One thing I thought one could do in a book was make visible some of the choices that had been made on the reader's behalf. Most readers will not have been offered Greek and Japanese at school. If a reader sees Greek on the page and thinks: Oh, I could do that! I could have done that when I was 6! it's clear that the reader does not really know, has no way of knowing, what he or she might have been. The reader has been formed by contingencies, by the fact that the people who offer primary education don't normally think that a child might like Greek (or Japanese, or Hebrew, or Arabic...), that some children might like more mathematics than is normally offered. If an (auto)biography is reduced to the list of things that happened to happen, the choices that were made from a restricted menu, that tells us next to nothing about the person described. Everybody understands that there is a difference between, say, the Home edition of Microsoft Office and the Professional version, between Photoshop and Photoshop Elements, between the free Acrobat Reader and the expensive version of Acrobat that enables you to create your own PDFs, create forms and so on. The gap between what is normally offered in schools and, say, what J S Mill and Yo Yo Ma got from their fathers is comparable (thought incomparably greater), but invisible. So much so that most readers don't think: I might have been like Ludo if I had had Photoshop instead of Elements, they think: this is a story about a genius. Which is exactly what's interesting.

vorgefuehl said...

wow, definitely was not expecting the novelist herself to reply to this post...makes me a bit self-conscious about my unabashed fawning over the book. of course I agree with the autobiographical aspect - how could a character *not* be its author? I was just talking about this with someone else, how people tend to oversimplify and want to know which biographical details match the characters...but then I realized I am guilty of this. as soon as I read a book I am insanely curious about the author.

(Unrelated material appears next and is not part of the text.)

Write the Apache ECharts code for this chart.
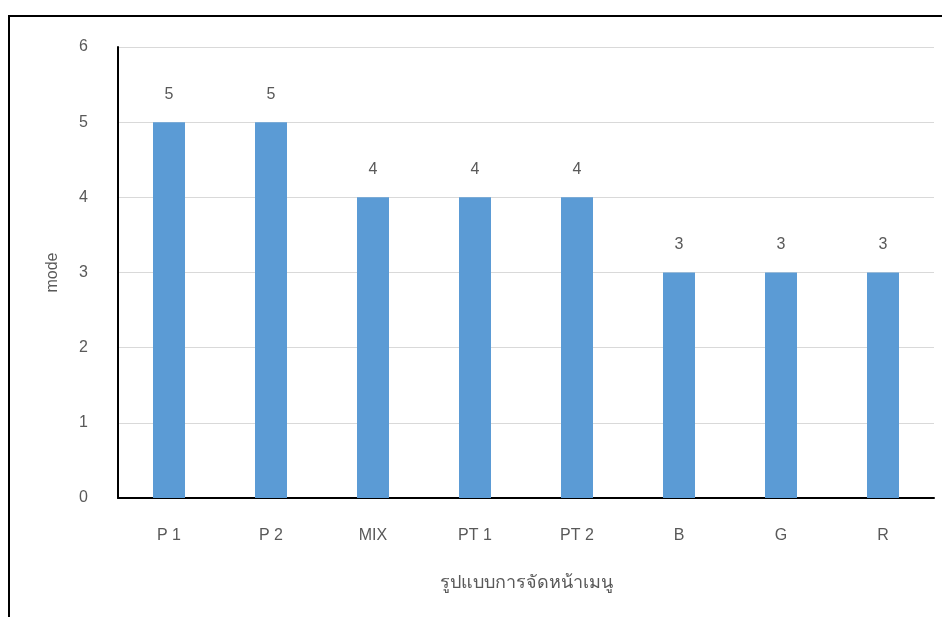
<!DOCTYPE html>
<html>
<head>
<meta charset="utf-8">
<script src="https://cdn.jsdelivr.net/npm/echarts@6/dist/echarts.min.js"></script>
<style>
  html, body { margin: 0; padding: 0; background: #fff; }
  #chart { width: 942px; height: 617px; }
</style>
</head>
<body>
<div id="chart"></div>
<script>
const categories = ['P 1', 'P 2', 'MIX', 'PT 1', 'PT 2', 'B', 'G', 'R'];
const modeValues = [5, 5, 4, 4, 4, 3, 3, 3];
const yTicks = [0, 1, 2, 3, 4, 5, 6];

const textColor = '#595959';
const fontFamily = '"Liberation Sans", "DejaVu Sans", "Noto Sans", sans-serif';

const chart = echarts.init(document.getElementById('chart'), null, { renderer: 'canvas' });
chart.setOption({
  animation: false,
  backgroundColor: '#fff',
  textStyle: { fontFamily: fontFamily },
  graphic: [{
    type: 'rect',
    shape: { x: 9, y: 16, width: 1000, height: 700 },
    style: { fill: 'none', stroke: '#000', lineWidth: 2 },
    silent: true
  }],
  grid: { left: 118, right: 8, top: 47, bottom: 119 },
  xAxis: {
    type: 'category',
    data: categories,
    name: 'รูปแบบการจัดหน้าเมนู',
    nameLocation: 'middle',
    nameGap: 76,
    nameTextStyle: { color: textColor, fontSize: 18, fontFamily: fontFamily },
    axisLine: { lineStyle: { color: '#000', width: 2 } },
    axisTick: { show: false },
    axisLabel: { color: textColor, fontSize: 16, margin: 30, fontFamily: fontFamily }
  },
  yAxis: {
    type: 'value',
    min: yTicks[0],
    max: yTicks[yTicks.length - 1],
    interval: 1,
    name: 'mode',
    nameLocation: 'middle',
    nameGap: 57,
    nameRotate: 90,
    nameTextStyle: { color: textColor, fontSize: 16, fontFamily: fontFamily },
    axisLine: { show: true, lineStyle: { color: '#000', width: 2 } },
    axisTick: { show: false },
    axisLabel: { color: textColor, fontSize: 16, margin: 30, fontFamily: fontFamily },
    splitLine: { lineStyle: { color: '#d9d9d9', width: 1 } }
  },
  series: [{
    type: 'bar',
    data: modeValues,
    barWidth: 32,
    itemStyle: { color: '#5b9bd5' },
    label: {
      show: true,
      position: 'top',
      distance: 20,
      color: textColor,
      fontSize: 16,
      fontFamily: fontFamily
    }
  }]
});
</script>
</body>
</html>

the point about choices made for you is also very interesting because it makes me think of the whole passage at the beginning of last samurai, with the betting and odds and everything, in a new light, kind of links them together. so when I read the book again I will see if those concepts connect - they seemed a little disparate the first time I read it, although I absolutely loved the first section about the father going to seminary school. that definitely ties into having choices in education.

it's interesting also that when I work with young kids that are ludo's age, I am constantly surprised to discover how truly intelligent they are...their reasoning abilities are definitely intact, as early as five years old, and it's mostly the lack of worldly knowledge (generalizing here) that holds them back. if you give them knowledge about something they wouldn't normally know about, they can come up with some really interesting and original ideas. so, ludo was not so unbelievable to me (only in certain rare parts).